“Quella notte dormii in macchina, nella piazzetta antistante la chiesa parrocchiale, per precauzione e per paura, dopo le scosse dei giorni precedenti. Alle 3.32 sono stato svegliato dalla terribile scossa… a distanza di giorni mi sogno ancora la facciata della chiesa che oscillava come fosse di gomma, il pavimento della piazza che pareva acqua mentre bolle, la case vicine che perdevano pezzi. Poi, il silenzio, per pochi assurdi e interminabili momenti un silenzio surreale. Subito dopo, le grida di spavento, le urla di dolore, il vociare delle persone che cominciavano a correre, la distruzione, la morte, la disperazione. Sarà difficile riportare serenità e speranza, ma rimango qui, nonostante il pericolo, proprio per questo, per stare in mezzo alla mia gente“.
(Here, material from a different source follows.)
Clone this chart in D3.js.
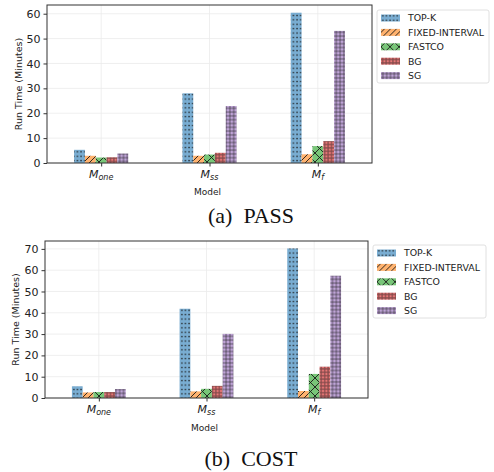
<!DOCTYPE html>
<html><head><meta charset="utf-8">
<script src="https://cdn.jsdelivr.net/npm/d3@7"></script>
<style>body{margin:0;background:#fff}svg{display:block}</style>
</head><body>
<svg id="chart" width="494" height="472"></svg>
<script>
// ---- data ----
const categories = ["one", "ss", "f"];           // subscripts of M
const seriesNames = ["TOP-K", "FIXED-INTERVAL", "FASTCO", "BG", "SG"];
const seriesColors = ["#79add2", "#ffb26e", "#78c678", "#e67676", "#bfa4d7"];
const seriesHatch = ["dots", "slash", "cross", "circles", "plus"];
const passTopK  = [5.3, 28.0, 60.4];
const passFixed = [2.9, 2.9, 3.5];
const passFast  = [2.2, 3.4, 6.8];
const passBG    = [2.3, 4.1, 8.8];
const passSG    = [3.8, 22.9, 53.1];
const costTopK  = [5.5, 41.9, 70.2];
const costFixed = [2.6, 3.1, 3.3];
const costFast  = [2.8, 4.3, 11.3];
const costBG    = [2.8, 5.7, 14.7];
const costSG    = [4.2, 30.1, 57.4];
const passTicks = [0, 10, 20, 30, 40, 50, 60];
const costTicks = [0, 10, 20, 30, 40, 50, 60, 70];

const svg = d3.select("#chart");
const defs = svg.append("defs");

// hatch patterns
function makePatterns() {
  seriesNames.forEach((s, j) => {
    const c = seriesColors[j], h = seriesHatch[j];
    const w = h === "cross" ? 9 : (h === "slash" ? 6 : (h === "dots" ? 3.6 : (h === "plus" ? 3.8 : 3.4)));
    const hh = h === "dots" ? 4.4 : w;
    const p = defs.append("pattern").attr("id", "pat" + j)
      .attr("patternUnits", "userSpaceOnUse").attr("width", w).attr("height", hh);
    p.append("rect").attr("width", w).attr("height", hh).attr("fill", c);
    const k = "#1a1a1a";
    if (h === "dots") {
      p.append("rect").attr("x", 1.2).attr("y", 1.6).attr("width", 1.3).attr("height", 1.3).attr("fill", k);
    } else if (h === "slash") {
      p.append("path").attr("d", `M0,${w} L${w},0 M${-w/2},${w/2} L${w/2},${-w/2} M${w/2},${w*1.5} L${w*1.5},${w/2}`)
        .attr("stroke", k).attr("stroke-width", 0.9);
    } else if (h === "cross") {
      p.append("path").attr("d", `M0,0 L${w},${w} M0,${w} L${w},0`)
        .attr("stroke", k).attr("stroke-width", 0.9);
    } else if (h === "circles") {
      p.append("circle").attr("cx", w/2).attr("cy", w/2).attr("r", 1.05)
        .attr("fill", "none").attr("stroke", k).attr("stroke-width", 0.55);
    } else if (h === "plus") {
      p.append("path").attr("d", `M${w/2},0 V${w} M0,${w/2} H${w}`)
        .attr("stroke", k).attr("stroke-width", 0.55);
    }
  });
}
makePatterns();

function panel(cfg) {
  const {values, ticks, ymax, x0, x1, yTop, yBot, legX, legY, legW, legH, caption, capY, modelY, ylabX} = cfg;
  const g = svg.append("g");
  const x = d3.scaleLinear().domain([-0.5, 2.5]).range([x0, x1]);
  const y = d3.scaleLinear().domain([0, ymax]).range([yBot, yTop]);

  // grid
  g.append("g").selectAll("line.h").data(ticks).join("line")
    .attr("x1", x0).attr("x2", x1).attr("y1", d => y(d)).attr("y2", d => y(d))
    .attr("stroke", "#ebebeb").attr("stroke-width", 0.8);
  g.append("g").selectAll("line.v").data(categories).join("line")
    .attr("x1", (d, i) => x(i)).attr("x2", (d, i) => x(i)).attr("y1", yTop).attr("y2", yBot)
    .attr("stroke", "#ebebeb").attr("stroke-width", 0.8);

  // bars
  const bw = 0.1;
  values.forEach((vals, j) => {
    g.append("g").selectAll("rect").data(vals).join("rect")
      .attr("x", (d, i) => x(i + (j - 2.5) * bw))
      .attr("width", x(bw) - x(0))
      .attr("y", d => y(d))
      .attr("height", d => y(0) - y(d))
      .attr("fill", `url(#pat${j})`);
  });

  // axes
  const ya = d3.axisLeft(y).tickValues(ticks).tickSize(3.5).tickPadding(3);
  const yg = g.append("g").attr("transform", `translate(${x0},0)`).call(ya);
  yg.select(".domain").remove();
  yg.selectAll("text").attr("font-family", "DejaVu Sans").attr("font-size", 11).attr("fill", "#222");
  yg.selectAll("line").attr("stroke", "#333");
  const xa = d3.axisBottom(x).tickValues([0, 1, 2]).tickSize(3.5).tickFormat("");
  const xg = g.append("g").attr("transform", `translate(0,${yBot})`).call(xa);
  xg.select(".domain").remove();
  xg.selectAll("line").attr("stroke", "#333");
  // category labels
  categories.forEach((c, i) => {
    const t = g.append("text").attr("x", x(i)).attr("y", yBot + 14.5)
      .attr("text-anchor", "middle").attr("font-family", "DejaVu Sans").attr("fill", "#222");
    t.append("tspan").attr("font-style", "italic").attr("font-size", 11).text("M");
    t.append("tspan").attr("font-style", "italic").attr("font-size", 8).attr("dy", 2.5).text(c);
  });
  // frame
  g.append("rect").attr("x", x0).attr("y", yTop).attr("width", x1 - x0).attr("height", yBot - yTop)
    .attr("fill", "none").attr("stroke", "#333").attr("stroke-width", 1);

  // labels
  g.append("text").attr("x", (x0 + x1) / 2 - 2).attr("y", modelY).attr("text-anchor", "middle")
    .attr("font-family", "DejaVu Sans").attr("font-size", 9).attr("fill", "#222").text("Model");
  g.append("text").attr("transform", `translate(${ylabX},${(yTop + yBot) / 2}) rotate(-90)`)
    .attr("text-anchor", "middle").attr("font-family", "DejaVu Sans").attr("font-size", 9.5)
    .attr("fill", "#222").text("Run Time (Minutes)");

  // legend
  g.append("rect").attr("x", legX).attr("y", legY).attr("width", legW).attr("height", legH)
    .attr("rx", 2).attr("fill", "#fff").attr("stroke", "#d8d8d8").attr("stroke-width", 0.8);
  const le = g.append("g").selectAll("g").data(seriesNames).join("g")
    .attr("transform", (d, j) => `translate(${legX + 4},${legY + 8 + j * 14.4})`);
  le.append("rect").attr("x", 0).attr("y", -3.5).attr("width", 19).attr("height", 7)
    .attr("fill", (d, j) => `url(#pat${j})`);
  le.append("text").attr("x", 27).attr("y", 3.4).attr("font-family", "DejaVu Sans")
    .attr("font-size", 9.4).attr("fill", "#222").text(d => d);

  // caption
  svg.append("text").attr("x", 251).attr("y", capY).attr("text-anchor", "middle")
    .attr("font-family", "Liberation Serif").attr("font-size", 22).attr("fill", "#111")
    .attr("xml:space", "preserve").style("white-space", "pre").text(caption);
}

panel({values: [passTopK, passFixed, passFast, passBG, passSG], ticks: passTicks, ymax: 63.5,
  x0: 47, x1: 372, yTop: 5, yBot: 163, legX: 377, legY: 10, legW: 112, legH: 73,
  caption: "(a)  PASS", capY: 223, modelY: 195, ylabX: 22});
panel({values: [costTopK, costFixed, costFast, costBG, costSG], ticks: costTicks, ymax: 73.7,
  x0: 45, x1: 368, yTop: 241, yBot: 398, legX: 373, legY: 245, legW: 113, legH: 73,
  caption: "(b)  COST", capY: 466, modelY: 431, ylabX: 19});
</script>
</body></html>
Queste le parole di un parroco a pochi giorni dal terremoto che ha sconvolto L’Aquila 12 anni fa.
Abbiamo cercato di esserci, di stare in mezzo alla popolazione colpita, per portare aiuti e, soprattutto, per non fare morire la speranza, proprio come ci aveva testimoniato il parroco.
Un ricordo speciale alle vittime, alle famiglie colpite da morte e distruzione, alle comunità private della vita normale per anni. E un grande grazie a tutti coloro che ci hanno aiutato nell’opera di solidarietà, agli offerenti, ai volontari che si sono alternati nelle iniziative di gemellaggio, a Caritas Italiana che coordinò un positivo fiume di generosità.
Ancora una volta, un abbraccio a L’Aquila.